This post at Vitruvian Design is very timely to a man trying to write some Greek->English translation software. I can’t comment on it from behind this firewall, so will comment here.
I am delighted to see someone else interested in getting a master list of Greek words and morphologies for the first thousand years. I must look into this project that is referred to. The problem, surely, will be patristic Greek; and the answer would be to turn G.W.H.Lampe’s Patristic Lexicon into an XML file, in the same way that Perseus have done for Liddell and Scott. Someone would have to argue with Oxford, who own the copyright; but for non-commercial use, I expect a license could be negotiated. Lampe is out of print anyway.
I think that I know why Liddell and Scott give weird accusatives as an extra entry. The book is designed for manual use, and someone finding an odd word is liable to look for something in that form, rather than the unknown to them base form. But such things are unnecessary in a digital file, I agree.

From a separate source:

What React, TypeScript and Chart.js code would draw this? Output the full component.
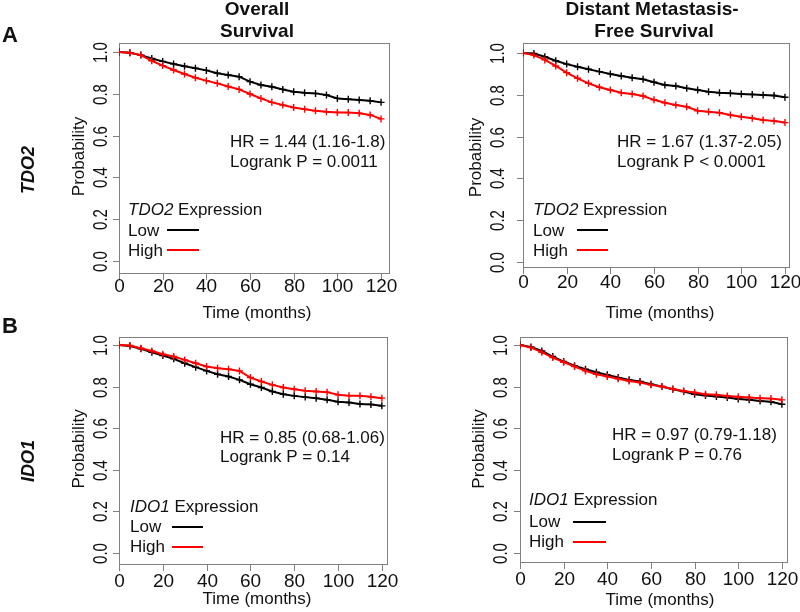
import React, { useEffect, useRef } from "react";
import { Chart, registerables } from "chart.js";
Chart.register(...registerables);

// ---------- data ----------
const months = [0, 5, 10, 15, 20, 25, 30, 35, 40, 45, 50, 55, 60, 65, 70, 75, 80, 85, 90, 95, 100, 105, 110, 115, 120];
const xTicks = [0, 20, 40, 60, 80, 100, 120];
const xTickLabels = ["0", "20", "40", "60", "80", "100", "120"];
const yTicks = [0, 0.2, 0.4, 0.6, 0.8, 1.0];
const yTickLabels = ["0.0", "0.2", "0.4", "0.6", "0.8", "1.0"];
const groupLabels = ["Low", "High"];

const tdo2OsLow = [1.0, 0.996, 0.985, 0.969, 0.955, 0.943, 0.932, 0.922, 0.912, 0.898, 0.89, 0.882, 0.858, 0.842, 0.834, 0.821, 0.81, 0.805, 0.802, 0.794, 0.778, 0.774, 0.77, 0.767, 0.759];
const tdo2OsHigh = [1.0, 0.996, 0.985, 0.958, 0.935, 0.914, 0.895, 0.877, 0.863, 0.85, 0.835, 0.821, 0.799, 0.778, 0.759, 0.746, 0.734, 0.726, 0.719, 0.714, 0.711, 0.71, 0.707, 0.699, 0.68];
const tdo2DmfsLow = [1.0, 0.998, 0.982, 0.963, 0.947, 0.934, 0.922, 0.911, 0.9, 0.89, 0.882, 0.874, 0.86, 0.847, 0.842, 0.831, 0.823, 0.815, 0.81, 0.807, 0.804, 0.802, 0.799, 0.797, 0.788];
const tdo2DmfsHigh = [1.0, 0.99, 0.967, 0.938, 0.906, 0.879, 0.855, 0.836, 0.823, 0.81, 0.804, 0.794, 0.776, 0.762, 0.751, 0.743, 0.724, 0.719, 0.714, 0.703, 0.695, 0.688, 0.679, 0.675, 0.667];
const ido1OsLow = [1.0, 0.995, 0.981, 0.965, 0.949, 0.933, 0.912, 0.893, 0.875, 0.859, 0.848, 0.832, 0.811, 0.795, 0.776, 0.763, 0.755, 0.749, 0.744, 0.736, 0.727, 0.723, 0.716, 0.714, 0.707];
const ido1OsHigh = [1.0, 0.997, 0.984, 0.971, 0.955, 0.944, 0.928, 0.912, 0.896, 0.888, 0.883, 0.875, 0.843, 0.824, 0.808, 0.795, 0.787, 0.78, 0.776, 0.773, 0.76, 0.756, 0.755, 0.751, 0.744];
const ido1DmfsLow = [1.0, 0.99, 0.971, 0.944, 0.92, 0.9, 0.883, 0.869, 0.856, 0.843, 0.832, 0.824, 0.811, 0.8, 0.787, 0.776, 0.763, 0.757, 0.752, 0.747, 0.74, 0.736, 0.731, 0.727, 0.715];
const ido1DmfsHigh = [1.0, 0.987, 0.965, 0.939, 0.917, 0.896, 0.875, 0.859, 0.848, 0.837, 0.827, 0.819, 0.808, 0.8, 0.788, 0.779, 0.771, 0.763, 0.76, 0.755, 0.751, 0.747, 0.744, 0.742, 0.736];

const hrTexts = ["HR = 1.44 (1.16-1.8)", "HR = 1.67 (1.37-2.05)", "HR = 0.85 (0.68-1.06)", "HR = 0.97 (0.79-1.18)"];
const pTexts = ["Logrank P = 0.0011", "Logrank P < 0.0001", "Logrank P = 0.14", "Logrank P = 0.76"];
const genes = ["TDO2", "TDO2", "IDO1", "IDO1"];
const columnTitles = [["Overall", "Survival"], ["Distant Metastasis-", "Free Survival"]];
const rowLetters = ["A", "B"];
const rowGenes = ["TDO2", "IDO1"];
const yAxisTitle = "Probability";
const xAxisTitle = "Time (months)";

// ---------- layout / style ----------
const FONT = '"Liberation Sans", Arial, Helvetica, sans-serif';
const W = 800;
const H = 612;
const BLACK = "#000000";
const RED = "#ff0000";
const BOX = "#808080";

const panels = [
  { low: tdo2OsLow, high: tdo2OsHigh, l: 119, r: 390, t: 43, b: 274, xMax: 124.1, yMin: -0.062, yMax: 1.043,
    yTickX: 102, xTickY: 287, probX: 79, timeX: 257, timeY: 313, hrX: 230, hrY: 147, pY: 167,
    legX: 128, legHeadY: 215, lowY: 236, highY: 256, lx1: 167, lx2: 199, lowLineY: 230, highLineY: 250 },
  { low: tdo2DmfsLow, high: tdo2DmfsHigh, l: 523, r: 790, t: 43, b: 268, xMax: 122.3, yMin: -0.029, yMax: 1.048,
    yTickX: 499, xTickY: 283, probX: 476, timeX: 660, timeY: 313, hrX: 617, hrY: 147, pY: 167,
    legX: 533, legHeadY: 215, lowY: 236, highY: 256, lx1: 577, lx2: 608, lowLineY: 230, highLineY: 250 },
  { low: ido1OsLow, high: ido1OsHigh, l: 119, r: 388, t: 337, b: 565, xMax: 122.8, yMin: -0.058, yMax: 1.038,
    yTickX: 102, xTickY: 582, probX: 79, timeX: 257, timeY: 599, hrX: 220, hrY: 443, pY: 462,
    legX: 130, legHeadY: 512, lowY: 532, highY: 552, lx1: 172, lx2: 203, lowLineY: 527, highLineY: 547 },
  { low: ido1DmfsLow, high: ido1DmfsHigh, l: 520, r: 788, t: 337, b: 563, xMax: 122.8, yMin: -0.048, yMax: 1.038,
    yTickX: 502, xTickY: 580, probX: 479, timeX: 660, timeY: 600, hrX: 612, hrY: 440, pY: 460,
    legX: 529, legHeadY: 505, lowY: 527, highY: 547, lx1: 573, lx2: 606, lowLineY: 522, highLineY: 542 },
];

function drawText(ctx: CanvasRenderingContext2D, s: string, x: number, y: number, size: number, o: any = {}) {
  ctx.save();
  ctx.font = `${o.style || "normal"} ${o.weight || "normal"} ${size}px ${FONT}`;
  ctx.fillStyle = o.color || "#111111";
  ctx.textAlign = o.align || "left";
  ctx.textBaseline = o.baseline || "alphabetic";
  ctx.translate(x, y);
  if (o.sx) ctx.scale(o.sx, 1);
  if (o.rot) ctx.rotate(o.rot);
  ctx.fillText(s, 0, 0);
  ctx.restore();
}

function panelPlugin(p: any, idx: number) {
  return {
    id: "panelDecor" + idx,
    beforeDatasetsDraw(chart: any) {
      const ctx: CanvasRenderingContext2D = chart.ctx;
      const a = chart.chartArea;
      ctx.save();
      ctx.strokeStyle = BOX;
      ctx.lineWidth = 1;
      ctx.strokeRect(a.left + 0.5, a.top + 0.5, a.right - a.left - 1, a.bottom - a.top - 1);
      ctx.restore();
    },
    afterDraw(chart: any) {
      const ctx: CanvasRenderingContext2D = chart.ctx;
      const a = chart.chartArea;
      const xs = chart.scales.x;
      const ys = chart.scales.y;
      ctx.save();
      ctx.strokeStyle = BOX;
      ctx.lineWidth = 1;
      // y ticks
      yTicks.forEach((v, i) => {
        const py = Math.round(ys.getPixelForValue(v)) + 0.5;
        ctx.beginPath();
        ctx.moveTo(a.left - 6, py);
        ctx.lineTo(a.left, py);
        ctx.stroke();
        drawText(ctx, yTickLabels[i], p.yTickX, py, 15, { align: "center", baseline: "middle", rot: -Math.PI / 2, sx: 1.3 });
      });
      // x ticks
      xTicks.forEach((v, i) => {
        const px = Math.round(xs.getPixelForValue(v)) + 0.5;
        ctx.beginPath();
        ctx.moveTo(px, a.bottom);
        ctx.lineTo(px, a.bottom + 6);
        ctx.stroke();
        drawText(ctx, xTickLabels[i], px, p.xTickY, 19, { align: "center", baseline: "middle" });
      });
      ctx.restore();
      // axis titles
      drawText(ctx, yAxisTitle, p.probX, ys.getPixelForValue(0.5), 17, { align: "center", baseline: "middle", rot: -Math.PI / 2 });
      drawText(ctx, xAxisTitle, p.timeX, p.timeY, 17, { align: "center", baseline: "middle" });
      // stats
      drawText(ctx, hrTexts[idx], p.hrX, p.hrY, 17);
      drawText(ctx, pTexts[idx], p.hrX, p.pY, 17);
      // legend
      ctx.save();
      ctx.font = `italic normal 17px ${FONT}`;
      const gw = ctx.measureText(genes[idx]).width;
      ctx.restore();
      drawText(ctx, genes[idx], p.legX, p.legHeadY, 17, { style: "italic" });
      drawText(ctx, " Expression", p.legX + gw, p.legHeadY, 17);
      drawText(ctx, groupLabels[0], p.legX, p.lowY, 17);
      drawText(ctx, groupLabels[1], p.legX, p.highY, 17);
      ctx.save();
      ctx.lineWidth = 2;
      ctx.strokeStyle = BLACK;
      ctx.beginPath();
      ctx.moveTo(p.lx1, p.lowLineY);
      ctx.lineTo(p.lx2, p.lowLineY);
      ctx.stroke();
      ctx.strokeStyle = RED;
      ctx.beginPath();
      ctx.moveTo(p.lx1, p.highLineY);
      ctx.lineTo(p.lx2, p.highLineY);
      ctx.stroke();
      ctx.restore();
    },
  };
}

const figurePlugin = {
  id: "figureLabels",
  afterDraw(chart: any) {
    const ctx: CanvasRenderingContext2D = chart.ctx;
    drawText(ctx, columnTitles[0][0], 257, 15, 19, { weight: "bold", align: "center" });
    drawText(ctx, columnTitles[0][1], 257, 37, 19, { weight: "bold", align: "center" });
    drawText(ctx, columnTitles[1][0], 652, 15, 19, { weight: "bold", align: "center" });
    drawText(ctx, columnTitles[1][1], 654, 37, 19, { weight: "bold", align: "center" });
    drawText(ctx, rowLetters[0], 2, 42, 22, { weight: "bold" });
    drawText(ctx, rowLetters[1], 2, 333, 22, { weight: "bold" });
    drawText(ctx, rowGenes[0], 29, 170, 18, { weight: "bold", style: "italic", align: "center", baseline: "middle", rot: -Math.PI / 2 });
    drawText(ctx, rowGenes[1], 29, 461, 18, { weight: "bold", style: "italic", align: "center", baseline: "middle", rot: -Math.PI / 2 });
  },
};

function makeConfig(p: any, idx: number): any {
  const series = (arr: number[]) => months.map((m, i) => ({ x: m, y: arr[i] }));
  const ds = (label: string, arr: number[], color: string) => ({
    label,
    data: series(arr),
    borderColor: color,
    backgroundColor: color,
    borderWidth: 2,
    pointStyle: "cross",
    pointRadius: 3.5,
    pointBorderWidth: 1.4,
    pointBorderColor: color,
    tension: 0,
    fill: false,
  });
  return {
    type: "line",
    data: {
      datasets: [ds(groupLabels[1], p.high, RED), ds(groupLabels[0], p.low, BLACK)],
    },
    options: {
      animation: false,
      responsive: false,
      devicePixelRatio: 1,
      layout: { padding: { left: p.l, top: p.t, right: W - p.r, bottom: H - p.b } },
      plugins: { legend: { display: false }, tooltip: { enabled: false }, title: { display: false } },
      scales: {
        x: { type: "linear", min: 0, max: p.xMax, display: false },
        y: { type: "linear", min: p.yMin, max: p.yMax, display: false },
      },
    },
    plugins: idx === 0 ? [panelPlugin(p, idx), figurePlugin] : [panelPlugin(p, idx)],
  };
}

export default function App() {
  const refs = useRef<(HTMLCanvasElement | null)[]>([]);
  useEffect(() => {
    const charts = panels.map((p, i) => new Chart(refs.current[i] as HTMLCanvasElement, makeConfig(p, i)));
    return () => charts.forEach((c) => c.destroy());
  }, []);
  return (
    <div style={{ position: "fixed", left: 0, top: 0, width: W, height: H, background: "#ffffff" }}>
      {panels.map((p, i) => (
        <canvas
          key={i}
          ref={(el) => {
            refs.current[i] = el;
          }}
          width={W}
          height={H}
          style={{ position: "absolute", left: 0, top: 0, width: W, height: H }}
        />
      ))}
    </div>
  );
}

Not all of the files mentioned in the post are known to me. I know that an XML file of L&S exists in the Perseus Hopper, and also in the Diogenes download. But I’m not clear where to find the “invaluable list” by Peter Heslin resulting from running the Perseus morphologiser over the TLG disk E. A morphology file greek.morph.xml is part of the Perseus Hopper download.
The issue of mismatches between this and L&S is quite interesting. I’d like to follow this more.
But one obvious omission is the New Testament. The morphology list in MorphGNT is also available; and English meanings in the XML file of Strong’s dictionary. These too need integrating into the project, I would suggest.
All this work is enormously valuable. The project is also trying to establish something shockingly fundamental; a list of extant Greek literature!
I’m not sure how I feel about this. I agree that the task should be undertaken — indeed it’s appallingly hard to find out these things, as I found out when I wanted a list of manuscript traditions — , but it seems a digression from the main IT-related task. They’ve decided to start with poets; again, a minority taste. I can’t help feeling that this task should be spun off.
The post also introduces me to Epidoc, of which I know little, in the context of converting to and from unicode. If some way to do this reliably exists, I want it! More details here. This is the ‘transcoder’.
All in all, a super post!
I’d be interested to see the process for converting Greek to English – there must be certain rules to use, regarding subject > verb > object order but also English is a lot more decorative; can’t wait to see the results.
We really need some modern handbooks. The stuff that people are using is mostly 19th century, and could do with a modern treatment.